What else can you do?

    1.   A different approach to strategy and planning: Reset as Day Zero.

The problem with most strategic planning processes is that they encourage managers to spend a significant amount of time on “Where are we now?” “What are our capabilities and resources?” Having identified these, you can start to feel that the optimum strategy and plan is the one that gets the best return on those assets. This may be right for the short term. But then there is the question of survival.

A new entrant by contrast, who has your customers in his sights, is not burdened by having to make use of your old technologies nor your work force with their out of date skills and processes (worst case scenario!).

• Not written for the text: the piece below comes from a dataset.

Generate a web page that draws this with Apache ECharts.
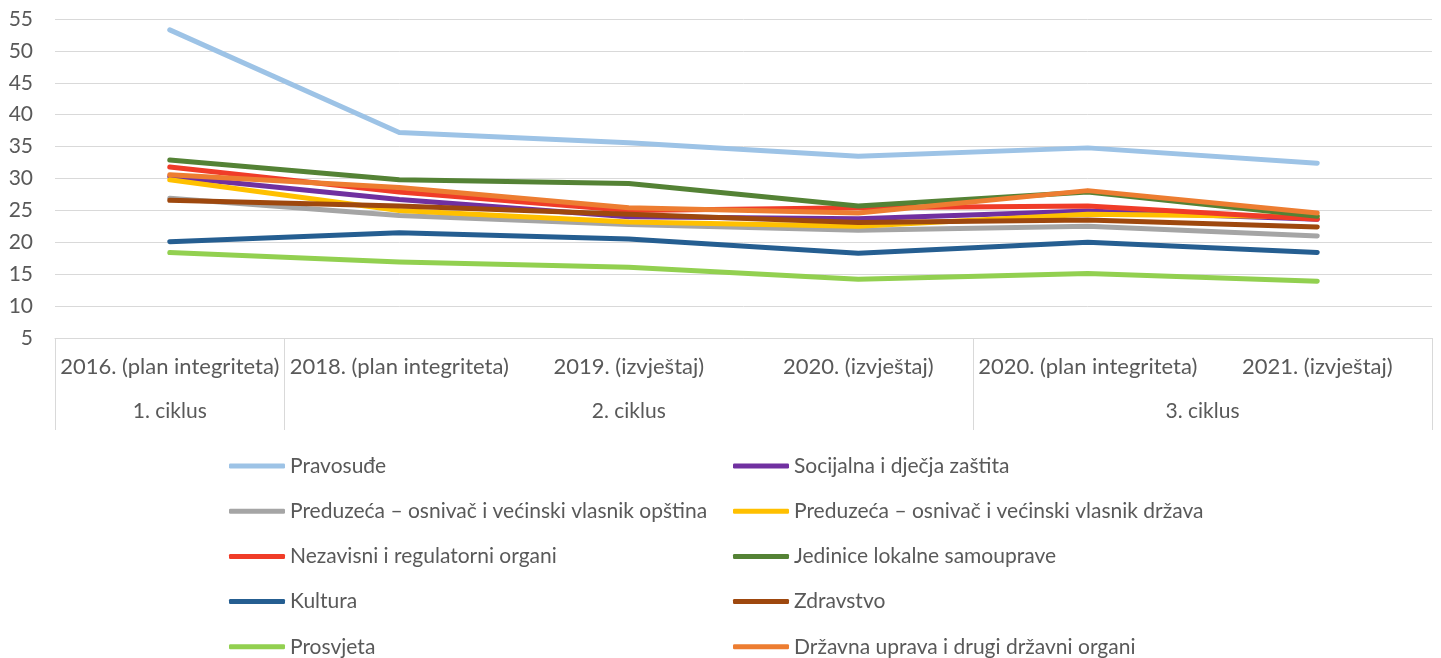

Therefore you may want to include in some of your planning time an exercise about "a reset as Day Zero". This involves considering; if we were setting up to serve our customers today, and had not yet invested in any technologies or capabilities how would we do it? What technologies would we use? What kind of people would we employ? What processes would we design?

Once you’ve seen where planning at Day Zero takes you, you will have a better sense of the future threats to you business and how you might want to respond.

      2.  Spend time exploring options to innovate your business model.

Business model innovation can be a highly creative and stimulating process.  New technologies have opened up many more opportunities for how you can better create value for customers and capture value for your organization

      3.  Develop entrepreneurial spirit and culture.

Outside of the planning process and  business model innovation, organizations that survive in the future are likely to have a more entrepreneurial spirit and culture. How well does your organization encourage and reward entrepreneurial behavior? Clue : If one of your employees identified a new channel to market, enabled by a new technology, how quickly could you get a test of that channel up and running?